By Huw Jones
LONDON – KPMG admitted to misconduct on Monday in misleading regulators during spot checks of its audits of builder Carillion and software company Regenersis.
The admission came as a tribunal began hearing allegations from the UK Financial Reporting Council, which regulates auditing, against KPMG and six of its former employees who audited Regenersis in 2015, and Carillion in 2017, a year before the latter collapsed.
The tribunal heard that one of the six has been excused from the proceedings due to a late-hour “settlement.”
The hearing is set to last several weeks before the tribunal decides whether to uphold or reject the FRC allegations after examining testimony from the remaining five former employees who are contesting the allegations.

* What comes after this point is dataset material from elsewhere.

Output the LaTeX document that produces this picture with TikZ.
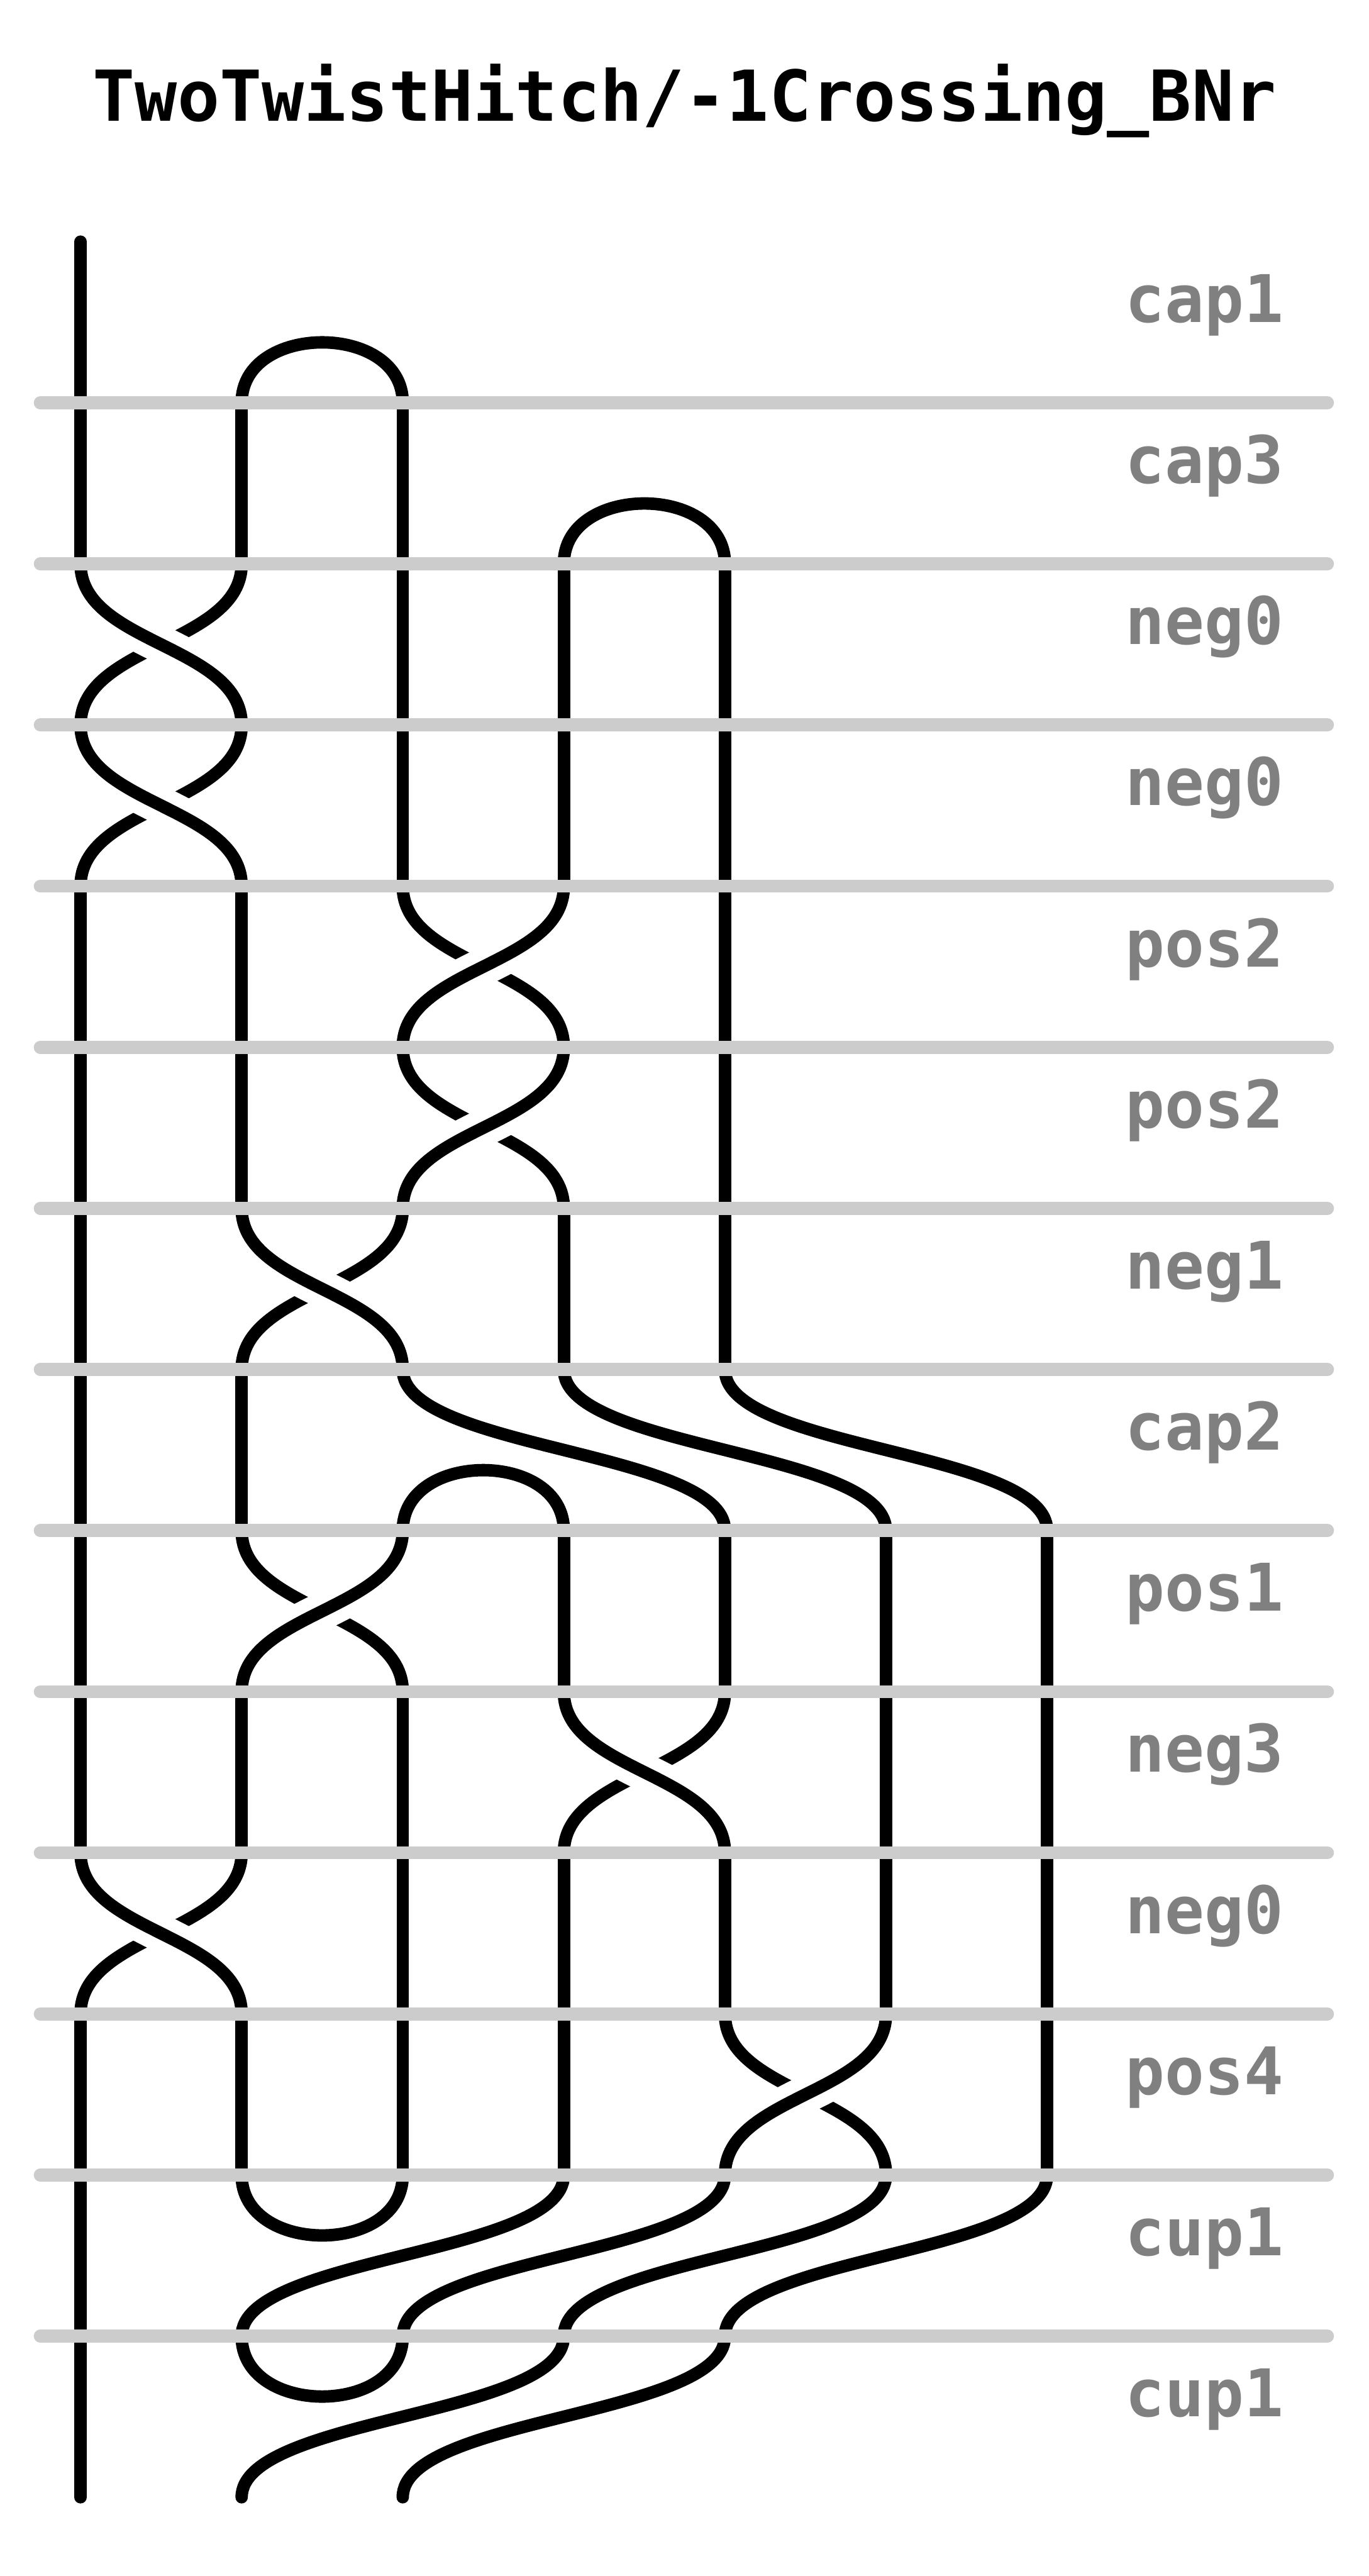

KPMG said in a summary of its submissions to the hearing that the FRC alleges that the audit team members misled the regulator during the watchdog’s routine spot checks on the two audits.
“In both cases, it is alleged that the relevant individuals acted with a lack of integrity in dishonestly or recklessly misleading the regulator,” KPMG said in its summary.

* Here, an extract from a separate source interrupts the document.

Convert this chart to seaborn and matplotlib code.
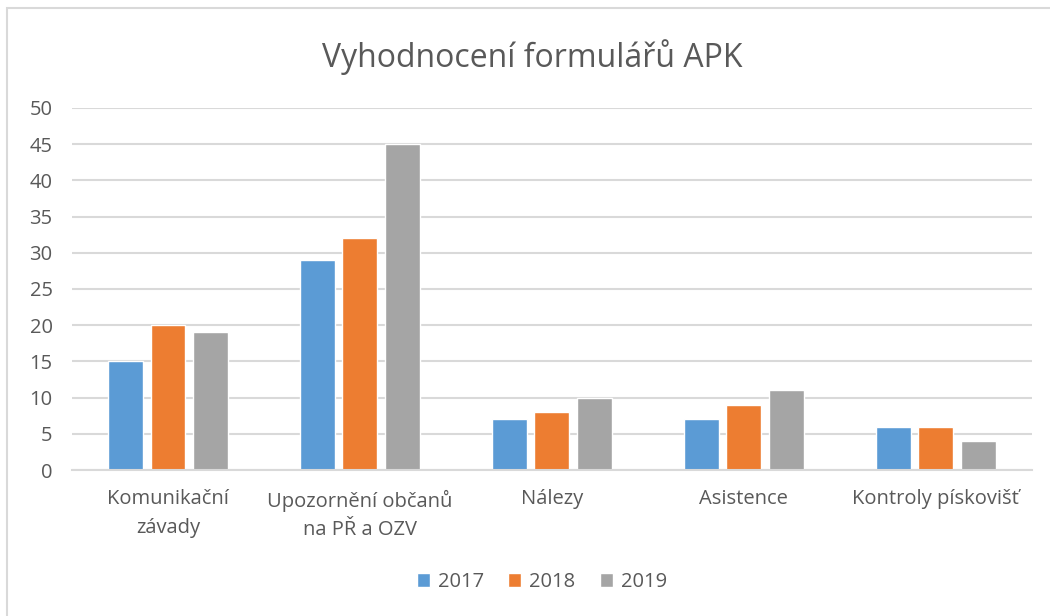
import matplotlib
matplotlib.use("Agg")
import matplotlib.pyplot as plt
from matplotlib.patches import Rectangle
import pandas as pd
import seaborn as sns

categories = ["Komunikační\nzávady", "Upozornění občanů\nna PŘ a OZV", "Nálezy", "Asistence", "Kontroly pískovišť"]
years = ["2017", "2018", "2019"]
values_2017 = [15, 29, 7, 7, 6]
values_2018 = [20, 32, 8, 9, 6]
values_2019 = [19, 45, 10, 11, 4]
colors = ["#5b9bd5", "#ed7d31", "#a5a5a5"]

df = pd.DataFrame({
    "kategorie": categories * 3,
    "rok": [y for y in years for _ in categories],
    "pocet": values_2017 + values_2018 + values_2019,
})

sns.set_style("white")
plt.rcParams["font.family"] = ["Open Sans", "DejaVu Sans"]
text_color = "#595959"
grid_color = "#d9d9d9"

fig = plt.figure(figsize=(10.5, 6.16), dpi=100)
ax = fig.add_axes([0.0686, 0.237, 0.914, 0.5877])

sns.barplot(data=df, x="kategorie", y="pocet", hue="rok", palette=colors,
            width=0.665, gap=0.18, ax=ax, saturation=1)

ax.set_ylim(0, 50)
ax.set_yticks(range(0, 51, 5))
ax.set_xlim(-0.5, 4.5)
ax.yaxis.grid(True, color=grid_color, linewidth=1.5)
ax.set_axisbelow(True)
for side in ["top", "right", "left"]:
    ax.spines[side].set_visible(False)
ax.spines["bottom"].set_color(grid_color)
ax.spines["bottom"].set_linewidth(1.5)
ax.tick_params(axis="both", length=0, labelsize=14.5, labelcolor=text_color)
ax.tick_params(axis="x", pad=14)
ax.tick_params(axis="y", pad=14)
for lbl in ax.get_xticklabels():
    lbl.set_linespacing(1.55)
ax.set_xlabel("")
ax.set_ylabel("")

fig.text(0.507, 0.908, "Vyhodnocení formulářů APK", ha="center", va="center",
         fontsize=23, color=text_color)

handles, labels = ax.get_legend_handles_labels()
ax.legend(handles, labels, loc="center", bbox_to_anchor=(0.516, 0.055),
          bbox_transform=fig.transFigure, ncol=3, frameon=False, fontsize=14.5,
          handlelength=0.65, handleheight=0.65, handletextpad=0.4, columnspacing=1.2,
          labelcolor=text_color)

fig.add_artist(Rectangle((0.0067, -0.5), 2, 1.487, transform=fig.transFigure,
                         fill=False, edgecolor=grid_color, linewidth=1.5, clip_on=False))

fig.savefig("out.png", dpi=100)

KPMG said the matters came to light as a result of its own internal investigations, whose findings were then self-reported to the FRC.
“The firm has admitted misconduct in respect of each of the allegations,” KPMG added.

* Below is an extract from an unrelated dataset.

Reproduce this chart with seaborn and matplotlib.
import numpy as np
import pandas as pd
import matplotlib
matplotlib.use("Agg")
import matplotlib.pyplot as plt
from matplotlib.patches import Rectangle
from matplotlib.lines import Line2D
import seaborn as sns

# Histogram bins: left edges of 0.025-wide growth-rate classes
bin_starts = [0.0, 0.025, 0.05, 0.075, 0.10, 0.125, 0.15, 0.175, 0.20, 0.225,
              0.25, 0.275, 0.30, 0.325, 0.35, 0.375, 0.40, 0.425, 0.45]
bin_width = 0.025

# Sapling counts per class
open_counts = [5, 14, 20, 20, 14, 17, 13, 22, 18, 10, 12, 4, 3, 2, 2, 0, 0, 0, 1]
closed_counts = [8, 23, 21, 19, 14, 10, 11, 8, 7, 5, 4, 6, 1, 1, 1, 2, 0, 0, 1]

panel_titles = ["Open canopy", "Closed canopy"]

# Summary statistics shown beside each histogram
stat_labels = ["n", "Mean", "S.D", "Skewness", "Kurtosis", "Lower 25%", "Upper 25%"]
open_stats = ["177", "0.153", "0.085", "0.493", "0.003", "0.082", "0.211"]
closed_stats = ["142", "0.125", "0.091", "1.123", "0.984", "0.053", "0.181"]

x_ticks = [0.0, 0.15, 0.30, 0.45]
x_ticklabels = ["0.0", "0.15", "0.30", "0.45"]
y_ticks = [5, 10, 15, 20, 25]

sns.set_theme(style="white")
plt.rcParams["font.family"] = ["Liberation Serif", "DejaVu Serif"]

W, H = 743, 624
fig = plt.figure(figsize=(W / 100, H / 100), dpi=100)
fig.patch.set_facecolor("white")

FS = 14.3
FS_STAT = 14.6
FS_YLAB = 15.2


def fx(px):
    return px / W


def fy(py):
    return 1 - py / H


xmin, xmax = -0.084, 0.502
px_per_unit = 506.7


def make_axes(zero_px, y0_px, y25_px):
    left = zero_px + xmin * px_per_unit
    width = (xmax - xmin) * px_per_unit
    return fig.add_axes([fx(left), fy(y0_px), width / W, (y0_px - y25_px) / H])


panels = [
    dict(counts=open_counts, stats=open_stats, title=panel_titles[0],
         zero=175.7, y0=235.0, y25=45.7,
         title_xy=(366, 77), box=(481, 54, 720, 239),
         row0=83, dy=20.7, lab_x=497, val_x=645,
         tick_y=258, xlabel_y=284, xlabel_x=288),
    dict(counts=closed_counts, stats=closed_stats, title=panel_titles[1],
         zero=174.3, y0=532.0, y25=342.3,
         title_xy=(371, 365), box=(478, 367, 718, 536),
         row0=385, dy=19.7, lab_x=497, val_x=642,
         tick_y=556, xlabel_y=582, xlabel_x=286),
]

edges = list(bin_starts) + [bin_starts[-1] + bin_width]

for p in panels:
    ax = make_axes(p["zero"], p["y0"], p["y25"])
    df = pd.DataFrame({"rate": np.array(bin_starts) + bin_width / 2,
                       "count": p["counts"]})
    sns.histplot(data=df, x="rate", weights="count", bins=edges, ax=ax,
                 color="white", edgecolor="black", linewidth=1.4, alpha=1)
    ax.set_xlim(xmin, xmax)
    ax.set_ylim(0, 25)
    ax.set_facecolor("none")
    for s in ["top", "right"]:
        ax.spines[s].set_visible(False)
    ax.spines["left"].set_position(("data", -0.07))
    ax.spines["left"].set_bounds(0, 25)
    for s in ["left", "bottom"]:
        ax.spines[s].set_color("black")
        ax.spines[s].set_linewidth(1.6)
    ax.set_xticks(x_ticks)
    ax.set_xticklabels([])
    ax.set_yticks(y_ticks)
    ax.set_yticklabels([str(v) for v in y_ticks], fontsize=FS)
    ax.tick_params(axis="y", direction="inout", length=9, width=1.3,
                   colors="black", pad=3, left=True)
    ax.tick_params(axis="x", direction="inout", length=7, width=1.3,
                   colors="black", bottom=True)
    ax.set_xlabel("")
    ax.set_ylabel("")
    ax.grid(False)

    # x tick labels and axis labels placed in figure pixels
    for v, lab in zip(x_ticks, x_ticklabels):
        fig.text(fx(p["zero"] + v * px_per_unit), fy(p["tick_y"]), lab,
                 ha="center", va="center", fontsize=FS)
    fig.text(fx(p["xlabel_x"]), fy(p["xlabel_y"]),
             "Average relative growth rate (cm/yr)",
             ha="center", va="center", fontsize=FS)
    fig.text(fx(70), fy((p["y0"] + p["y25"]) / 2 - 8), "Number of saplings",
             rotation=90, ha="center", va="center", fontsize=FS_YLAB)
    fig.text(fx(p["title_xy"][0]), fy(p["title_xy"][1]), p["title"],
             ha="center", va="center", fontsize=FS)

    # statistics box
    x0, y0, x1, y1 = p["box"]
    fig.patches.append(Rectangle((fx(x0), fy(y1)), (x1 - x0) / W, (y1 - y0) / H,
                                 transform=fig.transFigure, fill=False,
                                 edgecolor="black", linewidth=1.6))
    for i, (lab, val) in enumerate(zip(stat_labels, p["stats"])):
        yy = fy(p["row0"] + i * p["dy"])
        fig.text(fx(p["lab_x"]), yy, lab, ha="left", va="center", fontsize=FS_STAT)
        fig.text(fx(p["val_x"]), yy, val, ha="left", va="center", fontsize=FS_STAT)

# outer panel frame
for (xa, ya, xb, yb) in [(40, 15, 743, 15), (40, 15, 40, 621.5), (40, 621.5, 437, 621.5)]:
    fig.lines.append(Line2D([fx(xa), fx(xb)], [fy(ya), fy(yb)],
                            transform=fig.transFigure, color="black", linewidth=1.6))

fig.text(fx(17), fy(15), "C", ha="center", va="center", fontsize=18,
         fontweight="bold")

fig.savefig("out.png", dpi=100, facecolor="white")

FRC counsel Mark Ellison told the hearing that the former KPMG employees “forged” and “manufactured” missing documents after questions from the FRC during the spot checks.
The aim was to make it appear that the documents had been drawn up during the audits as required, and not after the audits had been completed, Ellison said.
Some of the former employees had sought to blame “client commitments” for failing to supply the missing documents straight away, Ellison said.
“That, too, was misleading. The reason they couldn’t do it was that they were still manufacturing them,” Ellison said.
KPMG UK’s CEO, Jon Holt, said in a statement to the press that the “misconduct that this Tribunal will hear about over the coming weeks is disturbing and upsetting for me and for my colleagues.”
“It is of course for the Tribunal to reach a conclusion on the allegations as they relate to the individuals concerned. Nevertheless, it is clear to me that misconduct has occurred and that our regulator was misled,” Holt said.
The hearing is not connected to the FRC‘s investigation into KPMG‘s audit of Carillion.